Given material >>
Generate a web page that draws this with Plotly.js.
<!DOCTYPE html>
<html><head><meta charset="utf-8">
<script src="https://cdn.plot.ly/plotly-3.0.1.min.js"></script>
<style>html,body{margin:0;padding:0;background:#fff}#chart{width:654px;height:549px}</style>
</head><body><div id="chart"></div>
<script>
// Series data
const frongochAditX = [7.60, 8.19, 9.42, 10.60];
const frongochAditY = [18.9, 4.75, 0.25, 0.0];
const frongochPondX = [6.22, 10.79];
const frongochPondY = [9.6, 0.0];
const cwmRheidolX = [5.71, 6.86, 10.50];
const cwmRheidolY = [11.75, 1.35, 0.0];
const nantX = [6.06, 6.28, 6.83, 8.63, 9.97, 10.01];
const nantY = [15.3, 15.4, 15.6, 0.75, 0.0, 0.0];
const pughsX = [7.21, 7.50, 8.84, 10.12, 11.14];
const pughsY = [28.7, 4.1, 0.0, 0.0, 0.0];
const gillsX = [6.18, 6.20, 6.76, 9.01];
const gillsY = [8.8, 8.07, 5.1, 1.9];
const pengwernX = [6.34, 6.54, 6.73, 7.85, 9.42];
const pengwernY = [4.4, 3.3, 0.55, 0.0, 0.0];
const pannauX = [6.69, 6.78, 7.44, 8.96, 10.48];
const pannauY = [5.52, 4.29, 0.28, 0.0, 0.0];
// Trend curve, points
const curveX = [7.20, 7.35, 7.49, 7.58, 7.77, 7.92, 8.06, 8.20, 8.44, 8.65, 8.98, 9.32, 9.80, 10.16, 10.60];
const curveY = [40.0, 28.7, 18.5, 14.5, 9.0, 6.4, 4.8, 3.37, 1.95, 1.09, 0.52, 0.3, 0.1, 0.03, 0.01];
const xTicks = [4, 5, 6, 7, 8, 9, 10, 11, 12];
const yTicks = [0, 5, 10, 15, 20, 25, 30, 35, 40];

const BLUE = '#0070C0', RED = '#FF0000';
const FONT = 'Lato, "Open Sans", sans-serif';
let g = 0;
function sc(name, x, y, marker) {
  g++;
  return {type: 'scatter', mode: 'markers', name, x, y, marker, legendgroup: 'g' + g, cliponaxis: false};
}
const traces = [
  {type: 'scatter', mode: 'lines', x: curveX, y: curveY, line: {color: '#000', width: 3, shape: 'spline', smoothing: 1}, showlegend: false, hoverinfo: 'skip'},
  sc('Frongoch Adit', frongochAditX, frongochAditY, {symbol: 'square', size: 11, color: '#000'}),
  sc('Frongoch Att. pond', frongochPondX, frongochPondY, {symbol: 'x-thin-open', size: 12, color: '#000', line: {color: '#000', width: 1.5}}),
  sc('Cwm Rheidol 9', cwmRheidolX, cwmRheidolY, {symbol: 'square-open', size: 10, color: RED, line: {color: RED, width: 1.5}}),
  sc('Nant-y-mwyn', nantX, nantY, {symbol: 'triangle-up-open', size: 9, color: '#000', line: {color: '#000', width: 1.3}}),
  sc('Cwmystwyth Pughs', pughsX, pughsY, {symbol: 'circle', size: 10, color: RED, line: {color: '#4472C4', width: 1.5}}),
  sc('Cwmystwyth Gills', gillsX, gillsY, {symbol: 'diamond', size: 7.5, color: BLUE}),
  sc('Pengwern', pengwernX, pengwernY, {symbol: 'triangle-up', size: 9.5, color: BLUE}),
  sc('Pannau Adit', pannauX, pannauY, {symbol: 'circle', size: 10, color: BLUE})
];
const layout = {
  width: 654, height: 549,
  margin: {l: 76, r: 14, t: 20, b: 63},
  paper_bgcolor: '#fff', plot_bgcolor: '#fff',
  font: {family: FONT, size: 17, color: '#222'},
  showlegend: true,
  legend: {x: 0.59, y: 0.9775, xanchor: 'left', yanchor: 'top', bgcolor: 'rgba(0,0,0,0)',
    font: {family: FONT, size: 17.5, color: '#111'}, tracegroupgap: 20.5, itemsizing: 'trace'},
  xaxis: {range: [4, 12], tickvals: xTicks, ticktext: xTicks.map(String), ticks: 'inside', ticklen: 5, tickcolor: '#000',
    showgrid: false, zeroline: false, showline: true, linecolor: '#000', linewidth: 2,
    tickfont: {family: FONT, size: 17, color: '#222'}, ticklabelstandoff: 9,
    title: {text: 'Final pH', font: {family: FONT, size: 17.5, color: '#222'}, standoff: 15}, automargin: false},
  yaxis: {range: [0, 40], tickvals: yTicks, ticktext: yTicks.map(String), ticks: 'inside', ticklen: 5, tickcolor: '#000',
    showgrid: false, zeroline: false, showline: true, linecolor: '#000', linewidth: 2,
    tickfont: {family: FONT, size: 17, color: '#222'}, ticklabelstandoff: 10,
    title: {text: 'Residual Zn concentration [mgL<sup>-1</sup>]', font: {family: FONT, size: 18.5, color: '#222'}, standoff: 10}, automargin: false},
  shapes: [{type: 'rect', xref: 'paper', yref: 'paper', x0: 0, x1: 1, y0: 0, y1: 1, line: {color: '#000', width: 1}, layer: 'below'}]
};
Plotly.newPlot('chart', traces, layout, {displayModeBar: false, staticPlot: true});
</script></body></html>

Task to complete >> Go through the material above line by line and copy it exactly.

Output of the exercise >>
Generate a web page that draws this with Plotly.js.
<!DOCTYPE html>
<html><head><meta charset="utf-8">
<script src="https://cdn.plot.ly/plotly-3.0.1.min.js"></script>
<style>html,body{margin:0;padding:0;background:#fff}#chart{width:654px;height:549px}</style>
</head><body><div id="chart"></div>
<script>
// Series data
const frongochAditX = [7.60, 8.19, 9.42, 10.60];
const frongochAditY = [18.9, 4.75, 0.25, 0.0];
const frongochPondX = [6.22, 10.79];
const frongochPondY = [9.6, 0.0];
const cwmRheidolX = [5.71, 6.86, 10.50];
const cwmRheidolY = [11.75, 1.35, 0.0];
const nantX = [6.06, 6.28, 6.83, 8.63, 9.97, 10.01];
const nantY = [15.3, 15.4, 15.6, 0.75, 0.0, 0.0];
const pughsX = [7.21, 7.50, 8.84, 10.12, 11.14];
const pughsY = [28.7, 4.1, 0.0, 0.0, 0.0];
const gillsX = [6.18, 6.20, 6.76, 9.01];
const gillsY = [8.8, 8.07, 5.1, 1.9];
const pengwernX = [6.34, 6.54, 6.73, 7.85, 9.42];
const pengwernY = [4.4, 3.3, 0.55, 0.0, 0.0];
const pannauX = [6.69, 6.78, 7.44, 8.96, 10.48];
const pannauY = [5.52, 4.29, 0.28, 0.0, 0.0];
// Trend curve, points
const curveX = [7.20, 7.35, 7.49, 7.58, 7.77, 7.92, 8.06, 8.20, 8.44, 8.65, 8.98, 9.32, 9.80, 10.16, 10.60];
const curveY = [40.0, 28.7, 18.5, 14.5, 9.0, 6.4, 4.8, 3.37, 1.95, 1.09, 0.52, 0.3, 0.1, 0.03, 0.01];
const xTicks = [4, 5, 6, 7, 8, 9, 10, 11, 12];
const yTicks = [0, 5, 10, 15, 20, 25, 30, 35, 40];

const BLUE = '#0070C0', RED = '#FF0000';
const FONT = 'Lato, "Open Sans", sans-serif';
let g = 0;
function sc(name, x, y, marker) {
  g++;
  return {type: 'scatter', mode: 'markers', name, x, y, marker, legendgroup: 'g' + g, cliponaxis: false};
}
const traces = [
  {type: 'scatter', mode: 'lines', x: curveX, y: curveY, line: {color: '#000', width: 3, shape: 'spline', smoothing: 1}, showlegend: false, hoverinfo: 'skip'},
  sc('Frongoch Adit', frongochAditX, frongochAditY, {symbol: 'square', size: 11, color: '#000'}),
  sc('Frongoch Att. pond', frongochPondX, frongochPondY, {symbol: 'x-thin-open', size: 12, color: '#000', line: {color: '#000', width: 1.5}}),
  sc('Cwm Rheidol 9', cwmRheidolX, cwmRheidolY, {symbol: 'square-open', size: 10, color: RED, line: {color: RED, width: 1.5}}),
  sc('Nant-y-mwyn', nantX, nantY, {symbol: 'triangle-up-open', size: 9, color: '#000', line: {color: '#000', width: 1.3}}),
  sc('Cwmystwyth Pughs', pughsX, pughsY, {symbol: 'circle', size: 10, color: RED, line: {color: '#4472C4', width: 1.5}}),
  sc('Cwmystwyth Gills', gillsX, gillsY, {symbol: 'diamond', size: 7.5, color: BLUE}),
  sc('Pengwern', pengwernX, pengwernY, {symbol: 'triangle-up', size: 9.5, color: BLUE}),
  sc('Pannau Adit', pannauX, pannauY, {symbol: 'circle', size: 10, color: BLUE})
];
const layout = {
  width: 654, height: 549,
  margin: {l: 76, r: 14, t: 20, b: 63},
  paper_bgcolor: '#fff', plot_bgcolor: '#fff',
  font: {family: FONT, size: 17, color: '#222'},
  showlegend: true,
  legend: {x: 0.59, y: 0.9775, xanchor: 'left', yanchor: 'top', bgcolor: 'rgba(0,0,0,0)',
    font: {family: FONT, size: 17.5, color: '#111'}, tracegroupgap: 20.5, itemsizing: 'trace'},
  xaxis: {range: [4, 12], tickvals: xTicks, ticktext: xTicks.map(String), ticks: 'inside', ticklen: 5, tickcolor: '#000',
    showgrid: false, zeroline: false, showline: true, linecolor: '#000', linewidth: 2,
    tickfont: {family: FONT, size: 17, color: '#222'}, ticklabelstandoff: 9,
    title: {text: 'Final pH', font: {family: FONT, size: 17.5, color: '#222'}, standoff: 15}, automargin: false},
  yaxis: {range: [0, 40], tickvals: yTicks, ticktext: yTicks.map(String), ticks: 'inside', ticklen: 5, tickcolor: '#000',
    showgrid: false, zeroline: false, showline: true, linecolor: '#000', linewidth: 2,
    tickfont: {family: FONT, size: 17, color: '#222'}, ticklabelstandoff: 10,
    title: {text: 'Residual Zn concentration [mgL<sup>-1</sup>]', font: {family: FONT, size: 18.5, color: '#222'}, standoff: 10}, automargin: false},
  shapes: [{type: 'rect', xref: 'paper', yref: 'paper', x0: 0, x1: 1, y0: 0, y1: 1, line: {color: '#000', width: 1}, layer: 'below'}]
};
Plotly.newPlot('chart', traces, layout, {displayModeBar: false, staticPlot: true});
</script></body></html>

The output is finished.